Put it this way: the picture of toilet paper should give you a hint.
First, some background.
In Minnesota, the first things that typically lead off any offer to purchase residential real estate are the Buyer’s earnest money check, and a pre-approval letter from a lender (unless the Buyer is paying cash).
The standard pre-approval letter recites that the lender has initially screened the Buyer’s finances and credit scores, and, based on that quick review, says that the Buyer can afford the home.
In practice, a pre-approval letter almost always means . . . nothing.
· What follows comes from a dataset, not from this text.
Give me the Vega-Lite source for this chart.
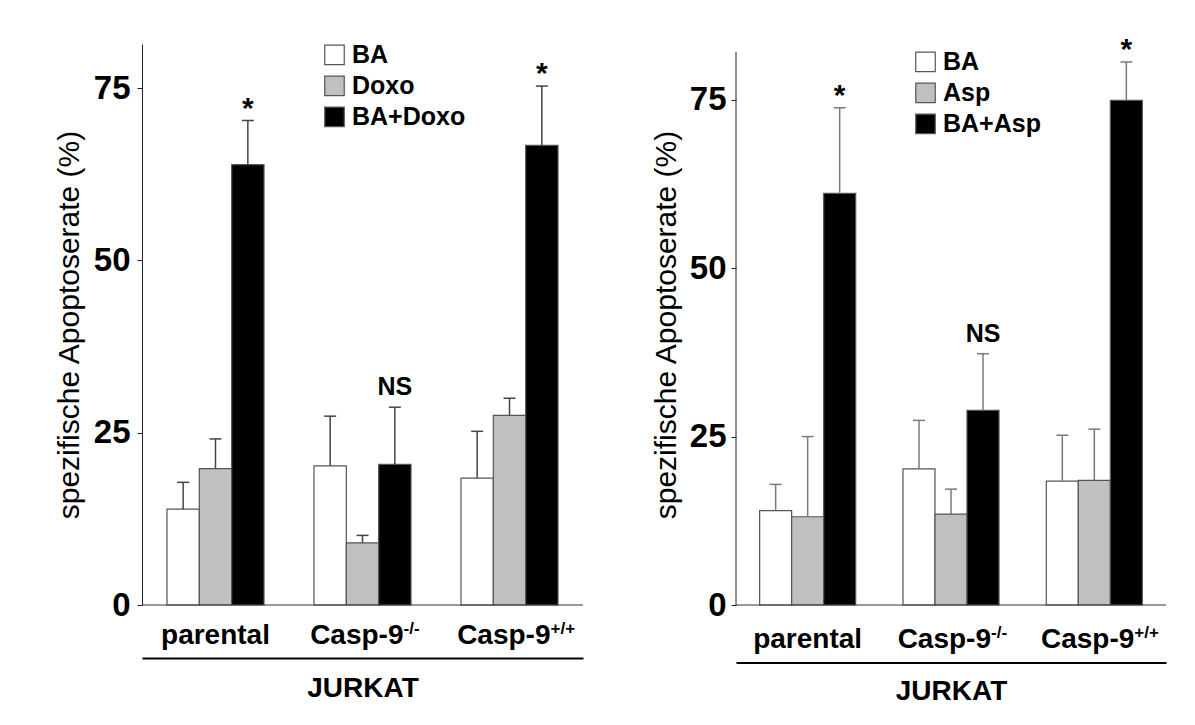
{
  "$schema": "https://vega.github.io/schema/vega-lite/v6.json",
  "background": "white",
  "padding": {"left": 54, "top": 34, "right": 5, "bottom": 5},
  "spacing": 67,
  "config": {
    "font": "Liberation Sans",
    "view": {"stroke": null},
    "axis": {"labelColor": "black", "titleColor": "black"},
    "legend": {
      "symbolType": "square",
      "symbolSize": 380,
      "symbolStrokeColor": "#555",
      "symbolStrokeWidth": 1.2,
      "symbolOpacity": 1,
      "labelFontSize": 25,
      "labelFontWeight": "bold",
      "labelColor": "black",
      "labelOffset": 5,
      "rowPadding": 5,
      "padding": 0
    }
  },
  "resolve": {
    "scale": {"x": "independent", "y": "independent", "xOffset": "independent", "color": "independent"},
    "legend": {"color": "independent"}
  },
  "datasets": {
    "doxo": [
      {"line": "parental", "treatment": "BA", "mean": 13.9, "upper": 17.8, "sig": ""},
      {"line": "parental", "treatment": "Doxo", "mean": 19.8, "upper": 24.1, "sig": ""},
      {"line": "parental", "treatment": "BA+Doxo", "mean": 63.9, "upper": 70.3, "sig": "*"},
      {"line": "Casp-9-/-", "treatment": "BA", "mean": 20.2, "upper": 27.4, "sig": ""},
      {"line": "Casp-9-/-", "treatment": "Doxo", "mean": 9.0, "upper": 10.1, "sig": ""},
      {"line": "Casp-9-/-", "treatment": "BA+Doxo", "mean": 20.4, "upper": 28.7, "sig": "NS"},
      {"line": "Casp-9+/+", "treatment": "BA", "mean": 18.4, "upper": 25.2, "sig": ""},
      {"line": "Casp-9+/+", "treatment": "Doxo", "mean": 27.5, "upper": 30.0, "sig": ""},
      {"line": "Casp-9+/+", "treatment": "BA+Doxo", "mean": 66.7, "upper": 75.3, "sig": "*"}
    ],
    "asp": [
      {"line": "parental", "treatment": "BA", "mean": 14.0, "upper": 17.9, "sig": ""},
      {"line": "parental", "treatment": "Asp", "mean": 13.1, "upper": 25.0, "sig": ""},
      {"line": "parental", "treatment": "BA+Asp", "mean": 61.1, "upper": 73.8, "sig": "*"},
      {"line": "Casp-9-/-", "treatment": "BA", "mean": 20.2, "upper": 27.4, "sig": ""},
      {"line": "Casp-9-/-", "treatment": "Asp", "mean": 13.5, "upper": 17.2, "sig": ""},
      {"line": "Casp-9-/-", "treatment": "BA+Asp", "mean": 28.9, "upper": 37.3, "sig": "NS"},
      {"line": "Casp-9+/+", "treatment": "BA", "mean": 18.4, "upper": 25.2, "sig": ""},
      {"line": "Casp-9+/+", "treatment": "Asp", "mean": 18.5, "upper": 26.1, "sig": ""},
      {"line": "Casp-9+/+", "treatment": "BA+Asp", "mean": 74.9, "upper": 80.6, "sig": "*"}
    ],
    "lines": [
      {"line": "parental", "base": "parental", "sup": ""},
      {"line": "Casp-9-/-", "base": "Casp-9", "sup": "-/-"},
      {"line": "Casp-9+/+", "base": "Casp-9", "sup": "+/+"}
    ],
    "asp_axis": [
      {"edge": 0, "mean": 0, "upper": 82.1}
    ]
  },
  "hconcat": [
    {
      "width": 441,
      "height": 561,
      "layer": [
        {
          "data": {"name": "doxo"},
          "mark": {"type": "bar", "stroke": "#555", "strokeWidth": 1.2},
          "encoding": {
            "x": {
              "field": "line", "type": "nominal",
              "scale": {"domain": ["parental", "Casp-9-/-", "Casp-9+/+"], "paddingInner": 0.34, "paddingOuter": 0.17},
              "axis": {"title": "JURKAT", "labels": false, "ticks": false, "domain": true, "domainColor": "black", "domainWidth": 2, "offset": 53, "titleFontSize": 28, "titleFontWeight": "bold", "titlePadding": 16}
            },
            "xOffset": {"field": "treatment", "type": "nominal", "scale": {"domain": ["BA", "Doxo", "BA+Doxo"], "paddingInner": 0, "paddingOuter": 0}},
            "y": {
              "field": "mean", "type": "quantitative",
              "scale": {"domain": [0, 81.4], "nice": false},
              "axis": {"title": "spezifische Apoptoserate (%)", "values": [0, 25, 50, 75], "grid": false, "domainColor": "#222", "tickColor": "#222", "tickSize": 5, "labelFontSize": 33, "labelFontWeight": "bold", "labelPadding": 7, "titleFontSize": 30, "titleFontWeight": "normal", "titlePadding": 9}
            },
            "color": {
              "field": "treatment", "type": "nominal",
              "scale": {"domain": ["BA", "Doxo", "BA+Doxo"], "range": ["#ffffff", "#c0c0c0", "#000000"]},
              "legend": {"title": null, "orient": "none", "legendX": 180, "legendY": -1.6}
            }
          }
        },
        {
          "data": {"name": "doxo"},
          "mark": {"type": "rule", "color": "#444", "strokeWidth": 1.5},
          "encoding": {
            "x": {"field": "line", "type": "nominal"},
            "xOffset": {"field": "treatment", "type": "nominal"},
            "y": {"field": "mean", "type": "quantitative"},
            "y2": {"field": "upper"}
          }
        },
        {
          "data": {"name": "doxo"},
          "mark": {"type": "tick", "color": "#444", "thickness": 1.5, "size": 12, "opacity": 1},
          "encoding": {
            "x": {"field": "line", "type": "nominal"},
            "xOffset": {"field": "treatment", "type": "nominal"},
            "y": {"field": "upper", "type": "quantitative"}
          }
        },
        {
          "data": {"values": [{"base": 0}]},
          "mark": {"type": "rule", "color": "#333", "strokeWidth": 1},
          "encoding": {"y": {"field": "base", "type": "quantitative"}}
        },
        {
          "data": {"name": "doxo"},
          "transform": [{"filter": "datum.sig === '*'"}],
          "mark": {"type": "text", "fontSize": 30, "fontWeight": "bold", "baseline": "alphabetic", "dy": -3, "color": "black"},
          "encoding": {
            "x": {"field": "line", "type": "nominal"},
            "xOffset": {"field": "treatment", "type": "nominal"},
            "y": {"field": "upper", "type": "quantitative"},
            "text": {"field": "sig"}
          }
        },
        {
          "data": {"name": "doxo"},
          "transform": [{"filter": "datum.sig === 'NS'"}],
          "mark": {"type": "text", "fontSize": 25, "fontWeight": "bold", "baseline": "alphabetic", "dy": -12, "color": "black"},
          "encoding": {
            "x": {"field": "line", "type": "nominal"},
            "xOffset": {"field": "treatment", "type": "nominal"},
            "y": {"field": "upper", "type": "quantitative"},
            "text": {"field": "sig"}
          }
        },
        {
          "data": {"name": "lines"},
          "transform": [{"filter": "datum.sup === ''"}],
          "mark": {"type": "text", "fontSize": 28, "fontWeight": "bold", "baseline": "alphabetic", "align": "center", "dy": 38.5, "color": "black"},
          "encoding": {
            "x": {"field": "line", "type": "nominal"},
            "y": {"datum": 0, "type": "quantitative"},
            "text": {"field": "base"}
          }
        },
        {
          "data": {"name": "lines"},
          "transform": [{"filter": "datum.sup !== ''"}],
          "mark": {"type": "text", "fontSize": 28, "fontWeight": "bold", "baseline": "alphabetic", "align": "right", "dx": 41, "dy": 38.5, "color": "black"},
          "encoding": {
            "x": {"field": "line", "type": "nominal"},
            "y": {"datum": 0, "type": "quantitative"},
            "text": {"field": "base"}
          }
        },
        {
          "data": {"name": "lines"},
          "transform": [{"filter": "datum.sup !== ''"}],
          "mark": {"type": "text", "fontSize": 17, "fontWeight": "bold", "baseline": "alphabetic", "align": "left", "dx": 41, "dy": 29, "color": "black"},
          "encoding": {
            "x": {"field": "line", "type": "nominal"},
            "y": {"datum": 0, "type": "quantitative"},
            "text": {"field": "sup"}
          }
        }
      ]
    },
    {
      "width": 430,
      "height": 561,
      "resolve": {"scale": {"x": "independent"}, "axis": {"x": "independent"}},
      "layer": [
        {
          "layer": [
            {
              "data": {"name": "asp"},
              "mark": {"type": "bar", "stroke": "#555", "strokeWidth": 1.2},
              "encoding": {
                "x": {
                  "field": "line", "type": "nominal",
                  "scale": {"domain": ["parental", "Casp-9-/-", "Casp-9+/+"], "paddingInner": 0.33, "paddingOuter": 0.165},
                  "axis": {"title": "JURKAT", "labels": false, "ticks": false, "domain": true, "domainColor": "black", "domainWidth": 2, "offset": 57.4, "titleFontSize": 28, "titleFontWeight": "bold", "titlePadding": 15}
                },
                "xOffset": {"field": "treatment", "type": "nominal", "scale": {"domain": ["BA", "Asp", "BA+Asp"], "paddingInner": 0, "paddingOuter": 0}},
                "y": {
                  "field": "mean", "type": "quantitative",
                  "scale": {"domain": [0, 83.27], "nice": false},
                  "axis": {"title": "spezifische Apoptoserate (%)", "values": [0, 25, 50, 75], "grid": false, "domain": false, "tickColor": "#222", "tickSize": 5, "labelFontSize": 33, "labelFontWeight": "bold", "labelPadding": 5, "titleFontSize": 30, "titleFontWeight": "normal", "titlePadding": 8}
                },
                "color": {
                  "field": "treatment", "type": "nominal",
                  "scale": {"domain": ["BA", "Asp", "BA+Asp"], "range": ["#ffffff", "#c0c0c0", "#000000"]},
                  "legend": {"title": null, "orient": "none", "legendX": 177, "legendY": 5.4}
                }
              }
            },
            {
              "data": {"name": "asp"},
              "mark": {"type": "rule", "color": "#7a7a7a", "strokeWidth": 1.5},
              "encoding": {
                "x": {"field": "line", "type": "nominal"},
                "xOffset": {"field": "treatment", "type": "nominal"},
                "y": {"field": "mean", "type": "quantitative"},
                "y2": {"field": "upper"}
              }
            },
            {
              "data": {"name": "asp"},
              "mark": {"type": "tick", "color": "#7a7a7a", "thickness": 1.5, "size": 12, "opacity": 1},
              "encoding": {
                "x": {"field": "line", "type": "nominal"},
                "xOffset": {"field": "treatment", "type": "nominal"},
                "y": {"field": "upper", "type": "quantitative"}
              }
            },
            {
              "data": {"values": [{"base": 0}]},
              "mark": {"type": "rule", "color": "#333", "strokeWidth": 1},
              "encoding": {"y": {"field": "base", "type": "quantitative"}}
            },
            {
              "data": {"name": "asp"},
              "transform": [{"filter": "datum.sig === '*'"}],
              "mark": {"type": "text", "fontSize": 30, "fontWeight": "bold", "baseline": "alphabetic", "dy": -3, "color": "black"},
              "encoding": {
                "x": {"field": "line", "type": "nominal"},
                "xOffset": {"field": "treatment", "type": "nominal"},
                "y": {"field": "upper", "type": "quantitative"},
                "text": {"field": "sig"}
              }
            },
            {
              "data": {"name": "asp"},
              "transform": [{"filter": "datum.sig === 'NS'"}],
              "mark": {"type": "text", "fontSize": 25, "fontWeight": "bold", "baseline": "alphabetic", "dy": -12, "color": "black"},
              "encoding": {
                "x": {"field": "line", "type": "nominal"},
                "xOffset": {"field": "treatment", "type": "nominal"},
                "y": {"field": "upper", "type": "quantitative"},
                "text": {"field": "sig"}
              }
            },
            {
              "data": {"name": "lines"},
              "transform": [{"filter": "datum.sup === ''"}],
              "mark": {"type": "text", "fontSize": 28, "fontWeight": "bold", "baseline": "alphabetic", "align": "center", "dy": 43, "color": "black"},
              "encoding": {
                "x": {"field": "line", "type": "nominal"},
                "y": {"datum": 0, "type": "quantitative"},
                "text": {"field": "base"}
              }
            },
            {
              "data": {"name": "lines"},
              "transform": [{"filter": "datum.sup !== ''"}],
              "mark": {"type": "text", "fontSize": 28, "fontWeight": "bold", "baseline": "alphabetic", "align": "right", "dx": 40, "dy": 43, "color": "black"},
              "encoding": {
                "x": {"field": "line", "type": "nominal"},
                "y": {"datum": 0, "type": "quantitative"},
                "text": {"field": "base"}
              }
            },
            {
              "data": {"name": "lines"},
              "transform": [{"filter": "datum.sup !== ''"}],
              "mark": {"type": "text", "fontSize": 17, "fontWeight": "bold", "baseline": "alphabetic", "align": "left", "dx": 40, "dy": 33, "color": "black"},
              "encoding": {
                "x": {"field": "line", "type": "nominal"},
                "y": {"datum": 0, "type": "quantitative"},
                "text": {"field": "sup"}
              }
            }
          ]
        },
        {
          "data": {"name": "asp_axis"},
          "mark": {"type": "rule", "color": "#222", "strokeWidth": 1},
          "encoding": {
            "x": {"field": "edge", "type": "quantitative", "scale": {"domain": [0, 1]}, "axis": null},
            "y": {"field": "mean", "type": "quantitative"},
            "y2": {"field": "upper"}
          }
        }
      ]
    }
  ]
}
Most lenders will issue them in less than 10 minutes on the phone with a prospective borrower, after collecting the most basic information.
Meanwhile, their express language explicitly states that nothing in the pre-approval letter obligates the lender issuing it to actually fund the loan.
The Written Statement
Which is where the Written Statement supposedly comes in (think of it as “the Final Approval” Letter).
Once the Buyer and Seller reach agreement on terms, the Purchase Agreement typically includes a Financing Addendum that calls for the Buyer to deliver a Written Statement within 2-3 weeks.
The standard Written Statement recites that an appraisal satisfactory to the lender has been completed; presumes that the lender has finished vetting the Buyer’s W-2’s, recent tax returns, and any other Buyer financial “bona fides”; and lists any outstanding conditions remaining — usually pro forma ones, like the Buyer not blowing up their credit or losing their job.
Once the Buyer delivers the Written Statement to the Seller, the Buyer’s loan is supposed to be finally underwritten — and the Buyer’s earnest money becomes non-refundable.
O-for-2
Except that in practice, that’s not how it works today.
Now, skittish lenders can and do reserve the right to revisit the loan at any time up until closing.
They may request additional Comp’s to substantiate the value of the collateral (the home being purchased); ask the Buyer for (still) more financial documentation; or tweak (tighten) their underwriting standards.
Or all of the above.
The result?
What was supposed to be a finally underwritten loan suddenly . . . isn’t.
All of the foregoing means two things:
One. Buyers and Sellers today, especially when upper bracket properties are involved, should consider drafting custom language to address the Buyer’s financial qualifications, and defining when their earnest money becomes non-refundable; and
Two. Sellers shouldn’t load up the moving van until they know, for sure, that the Buyer’s financing is good.